_Instructions to follow_
Your task is to repeat the entries exactly. Leave the pictures out.

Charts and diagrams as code

>> start

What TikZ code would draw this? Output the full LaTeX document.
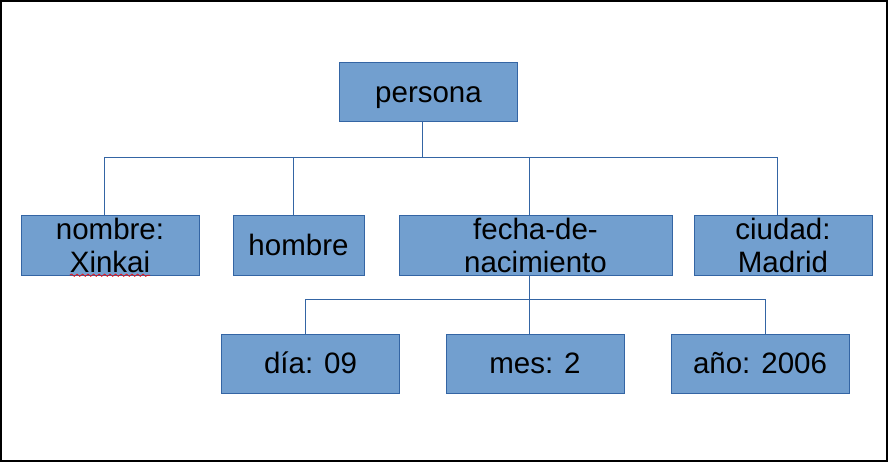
\documentclass[tikz,border=0pt]{standalone}
\usepackage{fontspec}
\setmainfont{Liberation Sans}
\usetikzlibrary{decorations.pathmorphing}
\definecolor{boxfill}{HTML}{729FCF}
\definecolor{boxline}{HTML}{3465A4}
\begin{document}
\begin{tikzpicture}[x=1pt,y=-1pt,
  box/.style={draw=boxline, fill=boxfill, line width=1pt, minimum height=59pt,
    inner sep=0pt, outer sep=0pt, font=\fontsize{29.5}{33}\selectfont,
    text height=26.7pt, text depth=6.25pt},
  txt/.style={inner sep=0pt, outer sep=0pt, anchor=base, font=\fontsize{29.5}{33}\selectfont},
  conn/.style={draw=boxline, line width=0.9pt},
  squiggle/.style={draw=red, line width=0.6pt, decorate,
    decoration={snake, amplitude=1.2pt, segment length=5.5pt}}]
\useasboundingbox (0,0) rectangle (888,462);
\draw[line width=2.2pt] (1.1,1.1) rectangle (886.6,460.9);

% boxes
\node[box, minimum width=178pt] (persona) at (428.5,92.5) {persona};
\node[box, minimum width=178pt] (nombre) at (110,245.5) {};
\node[txt] (nombre-a) at ([yshift=6.3pt]nombre.center) {nombre:};
\node[txt] (nombre-b) at ([yshift=-26.7pt]nombre.center) {Xinkai};
\node[box, minimum width=131pt] (hombre) at (298.5,245.5) {hombre};
\node[box, minimum width=273pt] (fecha) at (535.5,245.5) {};
\node[txt] (fecha-a) at ([yshift=6.3pt]fecha.center) {fecha-de-};
\node[txt] (fecha-b) at ([yshift=-26.7pt]fecha.center) {nacimiento};
\node[box, minimum width=178pt] (ciudad) at (783,245.5) {};
\node[txt] (ciudad-a) at ([yshift=6.3pt]ciudad.center) {ciudad:};
\node[txt] (ciudad-b) at ([yshift=-26.7pt]ciudad.center) {Madrid};
\node[box, minimum width=178pt] (dia) at (310.5,363.5) {día: 09};
\node[box, minimum width=178pt] (mes) at (535,363.5) {mes: 2};
\node[box, minimum width=178pt] (anio) at (760,363.5) {año: 2006};

% spell-check underline
\draw[squiggle] ([yshift=-3pt]nombre-b.base west) -- ([yshift=-3pt]nombre-b.base east);

% junctions
\coordinate (jp) at (422,157);
\coordinate (jn) at (104,157);
\coordinate (jh) at (293,157);
\coordinate (jf) at (529,157);
\coordinate (jc) at (777,157);
\coordinate (kd) at (305,299);
\coordinate (km) at (529,299);
\coordinate (ka) at (765,299);

% connectors, first level
\draw[conn] (persona.south -| jp) -- (jp);
\draw[conn] (jn) -- (jc);
\draw[conn] (jn) -- (nombre.north -| jn);
\draw[conn] (jh) -- (hombre.north -| jh);
\draw[conn] (jf) -- (fecha.north -| jf);
\draw[conn] (jc) -- (ciudad.north -| jc);

% connectors, second level
\draw[conn] (fecha.south -| km) -- (km);
\draw[conn] (kd) -- (ka);
\draw[conn] (kd) -- (dia.north -| kd);
\draw[conn] (km) -- (mes.north -| km);
\draw[conn] (ka) -- (anio.north -| ka);
\end{tikzpicture}
\end{document}
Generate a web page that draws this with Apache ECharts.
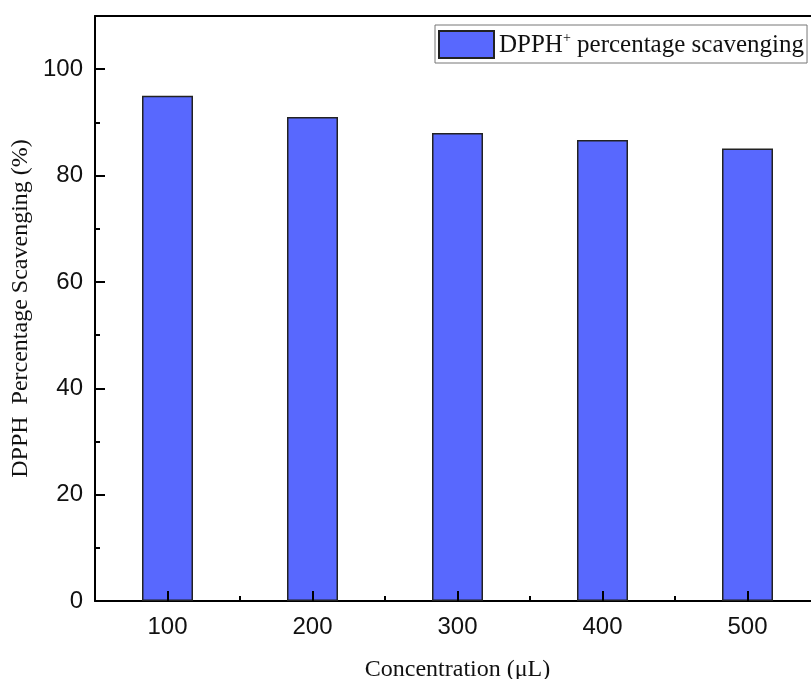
<!DOCTYPE html>
<html>
<head>
<meta charset="utf-8">
<script src="https://cdn.jsdelivr.net/npm/echarts@6/dist/echarts.min.js"></script>
<style>
html, body { margin: 0; padding: 0; background: #fff; }
#chart { width: 811px; height: 679px; }
</style>
</head>
<body>
<div id="chart"></div>
<script>
const categories = ['100', '200', '300', '400', '500'];
const scavenging = [95.0, 91.0, 88.0, 86.7, 85.1];
const seriesName = 'DPPH+ percentage scavenging';

const chart = echarts.init(document.getElementById('chart'));
const serif = '"Liberation Serif", "Times New Roman", serif';
const sans = '"Liberation Sans", Arial, sans-serif';
const black = () => ({ color: '#000', width: 2 });
// half-width bands so a tick can sit in the middle of each real category
const halfBands = categories.flatMap(c => ['~' + c, c]);

// bare axes that only carry ticks, drawn above the bars
const tickX = (data, len, every) => ({
    type: 'category',
    data: data,
    boundaryGap: true,
    position: 'bottom',
    z: 10,
    axisLine: { show: false },
    axisTick: { show: true, inside: true, length: len, interval: every, lineStyle: black() },
    axisLabel: { show: false }
});
const tickY = (step, len, off, inside) => ({
    type: 'value',
    min: 0,
    max: 110,
    interval: step,
    position: 'left',
    offset: off,
    z: 10,
    axisLine: { show: false },
    axisTick: { show: true, inside: inside, length: len, lineStyle: black() },
    axisLabel: { show: false },
    splitLine: { show: false }
});

chart.setOption({
    animation: false,
    grid: {
        left: 95,
        width: 725,
        top: 16,
        bottom: 78,
        outerBoundsMode: 'none'
    },
    legend: {
        left: 435,
        top: 25,
        padding: [5, 3, 4, 3],
        borderColor: '#777',
        borderWidth: 1,
        icon: 'rect',
        itemWidth: 55,
        itemHeight: 27,
        itemGap: 6,
        data: [seriesName],
        formatter: () => '{a|DPPH}{s|+}{a| percentage scavenging}',
        textStyle: {
            rich: {
                a: { fontFamily: serif, fontSize: 25, color: '#111', verticalAlign: 'bottom', lineHeight: 27 },
                s: { fontFamily: serif, fontSize: 14, color: '#111', verticalAlign: 'top', lineHeight: 27 }
            }
        }
    },
    xAxis: [{
        type: 'category',
        data: categories,
        boundaryGap: true,
        name: 'Concentration (\u03bcL)',
        nameLocation: 'middle',
        nameGap: 57,
        nameMoveOverlap: false,
        nameTextStyle: { fontFamily: serif, fontSize: 24, color: '#111' },
        axisLine: { show: true, lineStyle: black() },
        axisTick: { show: false },
        axisLabel: { fontFamily: sans, fontSize: 24, color: '#111', margin: 14 }
    },
    tickX(categories, 5, 0),
    tickX(halfBands, 10, (i) => i % 2 === 1),
    {
        type: 'category',
        data: categories,
        position: 'top',
        z: 10,
        axisLine: { show: true, lineStyle: black() },
        axisTick: { show: false },
        axisLabel: { show: false }
    }],
    yAxis: [{
        type: 'value',
        min: 0,
        max: 110,
        interval: 20,
        name: 'DPPH  Percentage Scavenging (%)',
        nameLocation: 'middle',
        nameGap: 62,
        nameMoveOverlap: false,
        nameTextStyle: { fontFamily: serif, fontSize: 24, color: '#111' },
        axisLine: { show: true, lineStyle: black() },
        axisTick: { show: false },
        axisLabel: { fontFamily: sans, fontSize: 24, color: '#111', margin: 12, showMaxLabel: false },
        splitLine: { show: false }
    },
    tickY(10, 5, 0, true),
    tickY(20, 10, -10, false)],
    series: [{
        name: seriesName,
        type: 'bar',
        data: scavenging,
        barWidth: 51,
        itemStyle: { color: '#5868fe', borderColor: '#222', borderWidth: 1.5 }
    }]
});
</script>
</body>
</html>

>> end

_Task output_
What TikZ code would draw this? Output the full LaTeX document.
\documentclass[tikz,border=0pt]{standalone}
\usepackage{fontspec}
\setmainfont{Liberation Sans}
\usetikzlibrary{decorations.pathmorphing}
\definecolor{boxfill}{HTML}{729FCF}
\definecolor{boxline}{HTML}{3465A4}
\begin{document}
\begin{tikzpicture}[x=1pt,y=-1pt,
  box/.style={draw=boxline, fill=boxfill, line width=1pt, minimum height=59pt,
    inner sep=0pt, outer sep=0pt, font=\fontsize{29.5}{33}\selectfont,
    text height=26.7pt, text depth=6.25pt},
  txt/.style={inner sep=0pt, outer sep=0pt, anchor=base, font=\fontsize{29.5}{33}\selectfont},
  conn/.style={draw=boxline, line width=0.9pt},
  squiggle/.style={draw=red, line width=0.6pt, decorate,
    decoration={snake, amplitude=1.2pt, segment length=5.5pt}}]
\useasboundingbox (0,0) rectangle (888,462);
\draw[line width=2.2pt] (1.1,1.1) rectangle (886.6,460.9);

% boxes
\node[box, minimum width=178pt] (persona) at (428.5,92.5) {persona};
\node[box, minimum width=178pt] (nombre) at (110,245.5) {};
\node[txt] (nombre-a) at ([yshift=6.3pt]nombre.center) {nombre:};
\node[txt] (nombre-b) at ([yshift=-26.7pt]nombre.center) {Xinkai};
\node[box, minimum width=131pt] (hombre) at (298.5,245.5) {hombre};
\node[box, minimum width=273pt] (fecha) at (535.5,245.5) {};
\node[txt] (fecha-a) at ([yshift=6.3pt]fecha.center) {fecha-de-};
\node[txt] (fecha-b) at ([yshift=-26.7pt]fecha.center) {nacimiento};
\node[box, minimum width=178pt] (ciudad) at (783,245.5) {};
\node[txt] (ciudad-a) at ([yshift=6.3pt]ciudad.center) {ciudad:};
\node[txt] (ciudad-b) at ([yshift=-26.7pt]ciudad.center) {Madrid};
\node[box, minimum width=178pt] (dia) at (310.5,363.5) {día: 09};
\node[box, minimum width=178pt] (mes) at (535,363.5) {mes: 2};
\node[box, minimum width=178pt] (anio) at (760,363.5) {año: 2006};

% spell-check underline
\draw[squiggle] ([yshift=-3pt]nombre-b.base west) -- ([yshift=-3pt]nombre-b.base east);

% junctions
\coordinate (jp) at (422,157);
\coordinate (jn) at (104,157);
\coordinate (jh) at (293,157);
\coordinate (jf) at (529,157);
\coordinate (jc) at (777,157);
\coordinate (kd) at (305,299);
\coordinate (km) at (529,299);
\coordinate (ka) at (765,299);

% connectors, first level
\draw[conn] (persona.south -| jp) -- (jp);
\draw[conn] (jn) -- (jc);
\draw[conn] (jn) -- (nombre.north -| jn);
\draw[conn] (jh) -- (hombre.north -| jh);
\draw[conn] (jf) -- (fecha.north -| jf);
\draw[conn] (jc) -- (ciudad.north -| jc);

% connectors, second level
\draw[conn] (fecha.south -| km) -- (km);
\draw[conn] (kd) -- (ka);
\draw[conn] (kd) -- (dia.north -| kd);
\draw[conn] (km) -- (mes.north -| km);
\draw[conn] (ka) -- (anio.north -| ka);
\end{tikzpicture}
\end{document}
Generate a web page that draws this with Apache ECharts.
<!DOCTYPE html>
<html>
<head>
<meta charset="utf-8">
<script src="https://cdn.jsdelivr.net/npm/echarts@6/dist/echarts.min.js"></script>
<style>
html, body { margin: 0; padding: 0; background: #fff; }
#chart { width: 811px; height: 679px; }
</style>
</head>
<body>
<div id="chart"></div>
<script>
const categories = ['100', '200', '300', '400', '500'];
const scavenging = [95.0, 91.0, 88.0, 86.7, 85.1];
const seriesName = 'DPPH+ percentage scavenging';

const chart = echarts.init(document.getElementById('chart'));
const serif = '"Liberation Serif", "Times New Roman", serif';
const sans = '"Liberation Sans", Arial, sans-serif';
const black = () => ({ color: '#000', width: 2 });
// half-width bands so a tick can sit in the middle of each real category
const halfBands = categories.flatMap(c => ['~' + c, c]);

// bare axes that only carry ticks, drawn above the bars
const tickX = (data, len, every) => ({
    type: 'category',
    data: data,
    boundaryGap: true,
    position: 'bottom',
    z: 10,
    axisLine: { show: false },
    axisTick: { show: true, inside: true, length: len, interval: every, lineStyle: black() },
    axisLabel: { show: false }
});
const tickY = (step, len, off, inside) => ({
    type: 'value',
    min: 0,
    max: 110,
    interval: step,
    position: 'left',
    offset: off,
    z: 10,
    axisLine: { show: false },
    axisTick: { show: true, inside: inside, length: len, lineStyle: black() },
    axisLabel: { show: false },
    splitLine: { show: false }
});

chart.setOption({
    animation: false,
    grid: {
        left: 95,
        width: 725,
        top: 16,
        bottom: 78,
        outerBoundsMode: 'none'
    },
    legend: {
        left: 435,
        top: 25,
        padding: [5, 3, 4, 3],
        borderColor: '#777',
        borderWidth: 1,
        icon: 'rect',
        itemWidth: 55,
        itemHeight: 27,
        itemGap: 6,
        data: [seriesName],
        formatter: () => '{a|DPPH}{s|+}{a| percentage scavenging}',
        textStyle: {
            rich: {
                a: { fontFamily: serif, fontSize: 25, color: '#111', verticalAlign: 'bottom', lineHeight: 27 },
                s: { fontFamily: serif, fontSize: 14, color: '#111', verticalAlign: 'top', lineHeight: 27 }
            }
        }
    },
    xAxis: [{
        type: 'category',
        data: categories,
        boundaryGap: true,
        name: 'Concentration (\u03bcL)',
        nameLocation: 'middle',
        nameGap: 57,
        nameMoveOverlap: false,
        nameTextStyle: { fontFamily: serif, fontSize: 24, color: '#111' },
        axisLine: { show: true, lineStyle: black() },
        axisTick: { show: false },
        axisLabel: { fontFamily: sans, fontSize: 24, color: '#111', margin: 14 }
    },
    tickX(categories, 5, 0),
    tickX(halfBands, 10, (i) => i % 2 === 1),
    {
        type: 'category',
        data: categories,
        position: 'top',
        z: 10,
        axisLine: { show: true, lineStyle: black() },
        axisTick: { show: false },
        axisLabel: { show: false }
    }],
    yAxis: [{
        type: 'value',
        min: 0,
        max: 110,
        interval: 20,
        name: 'DPPH  Percentage Scavenging (%)',
        nameLocation: 'middle',
        nameGap: 62,
        nameMoveOverlap: false,
        nameTextStyle: { fontFamily: serif, fontSize: 24, color: '#111' },
        axisLine: { show: true, lineStyle: black() },
        axisTick: { show: false },
        axisLabel: { fontFamily: sans, fontSize: 24, color: '#111', margin: 12, showMaxLabel: false },
        splitLine: { show: false }
    },
    tickY(10, 5, 0, true),
    tickY(20, 10, -10, false)],
    series: [{
        name: seriesName,
        type: 'bar',
        data: scavenging,
        barWidth: 51,
        itemStyle: { color: '#5868fe', borderColor: '#222', borderWidth: 1.5 }
    }]
});
</script>
</body>
</html>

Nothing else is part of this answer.